After more than a decade of robust growth, business aviation puts on the brakes

ORLANDO — Ten years ago, Warren Buffett’s Birkshire Hathaway acquired fractional ownership provider NetJets, a move which at the time was viewed by many as the coming of age for business aviation. Since then the industry sector has boomed, with its rapid growth reflected in a flurry of new aircraft and new purchase orders each year at the Annual Meeting & Convention of the National Business Aviation Association. This year, the exhibitors and delegates were in full force at NBAA, but the air of exhuberance was missing, replaced by uncertainty and caution.
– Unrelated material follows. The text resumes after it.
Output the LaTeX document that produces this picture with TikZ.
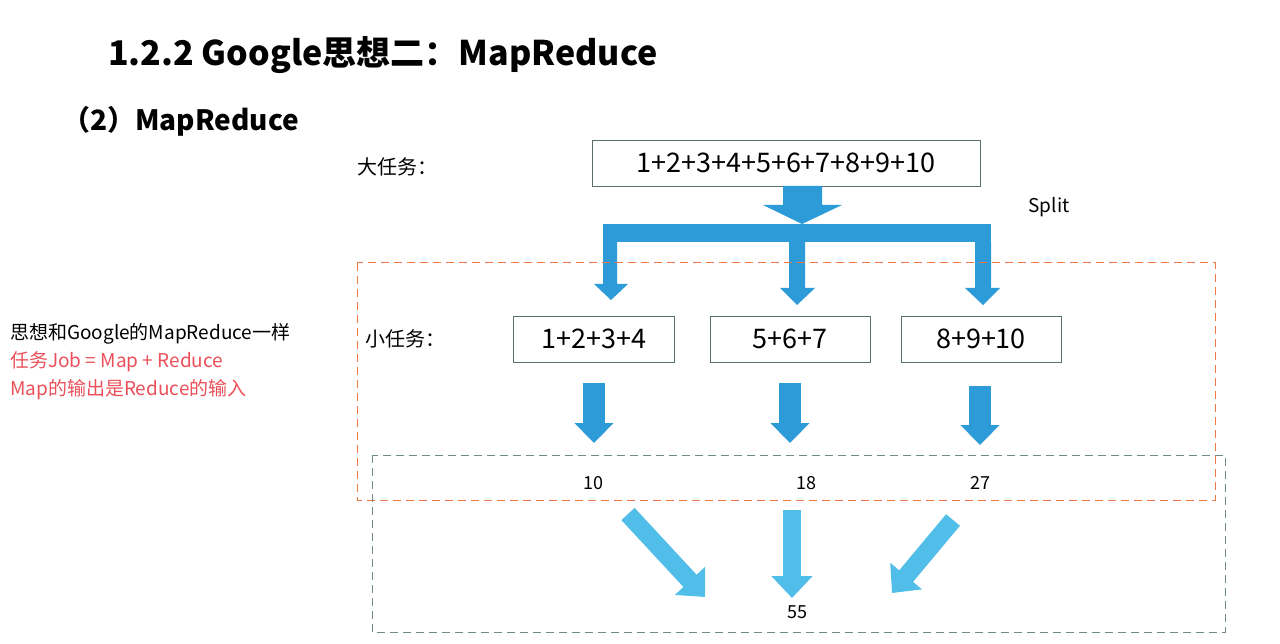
\documentclass[tikz,border=0pt]{standalone}
\usepackage{fontspec}
\setmainfont{Noto Sans CJK SC}
\usetikzlibrary{arrows.meta}
\definecolor{ablue}{RGB}{45,155,215}
\definecolor{lblue}{RGB}{80,190,232}
\definecolor{dorange}{RGB}{240,120,70}
\definecolor{dteal}{RGB}{110,140,140}
\definecolor{rtext}{RGB}{235,80,90}
\tikzset{
 task/.style={draw=dteal!80!black,line width=0.8pt,minimum height=46pt,inner sep=0pt,font=\fontsize{27}{27}\selectfont},
 lbl/.style={font=\fontsize{20}{20}\selectfont,anchor=west,inner sep=0pt},
 num/.style={font=\fontsize{18}{18}\selectfont,inner sep=0pt},
 downarr/.style={draw=ablue,line width=22pt,-{Triangle[length=20pt,width=38pt]}},
 diagarr/.style={draw=lblue,line width=18pt,-{Triangle[length=22pt,width=40pt]}},
 side/.style={font=\fontsize{19}{19}\selectfont,anchor=west,inner sep=0pt},
}
\begin{document}
\begin{tikzpicture}[x=1pt,y=-1pt]
\useasboundingbox[fill=white] (0,0) rectangle (1280,644);
\node[anchor=west,inner sep=0pt,font=\bfseries\fontsize{34}{34}\selectfont] (title) at (108,55) {1.2.2 Google思想二：MapReduce};
\node[anchor=west,inner sep=0pt,font=\bfseries\fontsize{28}{28}\selectfont] (sub) at (62,121) {（2）MapReduce};
\node[lbl] (big) at (357,167) {大任务：};
\node[task,minimum width=388pt] (bt) at (786,163) {1+2+3+4+5+6+7+8+9+10};
\node[font=\fontsize{19}{19}\selectfont,inner sep=0pt] (split) at (1049,207) {Split};
% split arrow
\fill[ablue] (783,186) -- (822,186) -- (822,205) -- (842,205) -- (802,224) -- (763,205) -- (783,205) -- cycle;
\fill[ablue] (603,224) rectangle (991,242);
\fill[ablue] (603,242) -- (617,242) -- (617,284) -- (628,284) -- (611,300) -- (594,284) -- (603,284) -- cycle;
\fill[ablue] (789,242) -- (805,242) -- (805,288) -- (815,288) -- (797,305) -- (780,288) -- (789,288) -- cycle;
\fill[ablue] (975,242) -- (991,242) -- (991,288) -- (1000,288) -- (983,305) -- (965,288) -- (975,288) -- cycle;
\draw[dorange,line width=1pt,dash pattern=on 8pt off 5pt] (357,263) rectangle (1215,500);
\draw[dteal,line width=0.9pt,dash pattern=on 8pt off 5pt] (372,455) rectangle (1225,632);
\node[lbl] (small) at (365,339) {小任务：};
\node[task,minimum width=161pt] (t1) at (594,339) {1+2+3+4};
\node[task,minimum width=160pt] (t2) at (790,339) {5+6+7};
\node[task,minimum width=160pt] (t3) at (981,339) {8+9+10};
\coordinate (a1) at (594,383); \coordinate (b1) at (594,443);
\coordinate (a2) at (790,383); \coordinate (b2) at (790,443);
\coordinate (a3) at (980,386); \coordinate (b3) at (980,445);
\draw[downarr] (a1) -- (b1);
\draw[downarr] (a2) -- (b2);
\draw[downarr] (a3) -- (b3);
\node[num] (n1) at (593,483) {10};
\node[num] (n2) at (806,483) {18};
\node[num] (n3) at (980,483) {27};
\node[num] (n55) at (797,612) {55};
\coordinate (c1) at (628,514); \coordinate (d1) at (705,597);
\coordinate (c2) at (792,510); \coordinate (d2) at (792,598);
\coordinate (c3) at (953,520); \coordinate (d3) at (892,593);
\draw[diagarr] (c1) -- (d1);
\draw[diagarr] (c2) -- (d2);
\draw[diagarr] (c3) -- (d3);
\node[side] (l1) at (10,334) {思想和Google的MapReduce一样};
\node[side,text=rtext] (l2) at (10,362) {任务Job = Map + Reduce};
\node[side,text=rtext] (l3) at (10,390) {Map的输出是Reduce的输入};
\end{tikzpicture}
\end{document}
For the aviation services sector, which has ridden the bizav wave, a common topic of discussion was the impact the recent downturn will have on the fixed base operator community. Comments one senior level official at a major FBO chain, “The FBO industry is correcting itself. It will be a buyer’s market for the next couple of years.”

According to NBAA, some 30,811 people took part in this year’s show in Orlando. NBAA president and CEO Ed Bolen called it “a solid turnout.” Some 1,183 exhibiting companies were on hand, along with a record 138 aircraft at the Static Display held at nearby Orlando Executive Airport.

Missing this year were the large number of new aircraft introductions and associated record orders that have come to be expected at NBAA. Also absent were the large number of FBO acquisitions that have occurred during recent shows.

“Business aviation has been impacted by adverse economic trends like every other industry,” explains Bolen. Yet compared to the airline sector and other segments of the economy, business aviation to date has fared the financial storm of 2008 fairly well, say most observers.

Much of the industry is maintaining a wait and see approach to the marketplace. Aircraft manufacturers continue to have large backlogs on their order books, driven by international buyers.

The FBO sector, which today is dominated by non-traditional ownership driven by new financial players, remains more uncertain. Some questions out there: Will the new FBO players remain committed to the sector, or will they move onto other investment strategies? Will the financial resources of the new players serve as a more solid foundation for the FBO sector in the future? Will the consolidation among FBOs over the last decade continue?

The business aviation slowdown is also having an impact on airports, particularly non-commercial facilities that have made infrastructure improvements and marketing pushes oriented at corporate aircraft.

Uncertain times for FBOs
Fixed base operators across the U.S. have seen a downturn in activity since the first of the year — on average some 15 percent, say many officials contacted at the show.

Bruce Van Allen, CEO of Signature Flight Support, which is owned by U.K.-based BBA, agrees on the 15 percent number, but says Signature bases have seen single-digit drops in 2008, which he attributes to being in more dynamic locations.

“I suspect this is another cycle,” says Van Allen. “though it’s more acute. “This year, things have gotten worse as the year has gone on, and if it continues downward in 2009 it could be troublesome. And 2010 is anybody’s guess.”

Van Allen relates that his FBO chain began to see signs of a weakening in the U.S. marketplace in 2007. Offshore, he says that the slowdown has lagged that of the U.S., with Signature’s European bases only seeing a slowdown in mid-2008. He says markets in China and the Middle East have remained relatively strong through September.

At Jet Aviation, CEO Jim Ziegler relates that while his company is cautious about the next 12 to 24 months, he is “very, very optimistic about the business over the next eight to ten years.”

Jet Aviation and its sister company Midcoast Aviation were acquired earlier this year by General Dynamics, which also owns Gulfstream Aerospace. Ziegler says that the GD acquisition should be complete by year end. When asked if the acquisition could significantly change the companies’ course, he comments, “What they were interested in was our vision. We had a very good financial partner before; General Dynamics will continue that. They’re in this for the long term.”